Quand elle se tourna vers Jerry, il avait les yeux fermés. Il était temps qu’ils partent, eux aussi. Elle l’embrassa doucement sur le front avant de suivre Alex dans le couloir.
Dans l’ascenseur, Laurie resta silencieuse. L’idée qu’ils aient arrêté Collins, un escroc et, pire, un pédophile, la rendait euphorique. Mais elle n’oubliait pas qu’au départ elle avait promis à Rosemary de tout faire pour retrouver le meurtrier de Susan.
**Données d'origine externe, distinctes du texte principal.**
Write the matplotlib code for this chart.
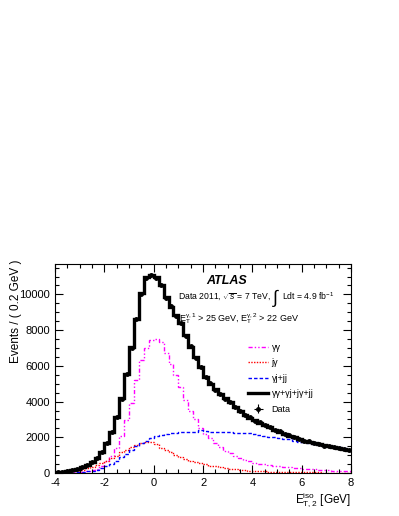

Laurie ne pouvait pas imaginer perdre un enfant. Vingt ans après, Rosemary était encore hantée tous les soirs par l’image de sa fille courant à travers la forêt, un pied déchaussé, son collier arraché dans sa lutte acharnée pour échapper à la mort.
Laurie comprit soudain, à l’instant où le ding signalait l’ouverture des portes de l’ascenseur. « Le collier », dit-elle à voix haute.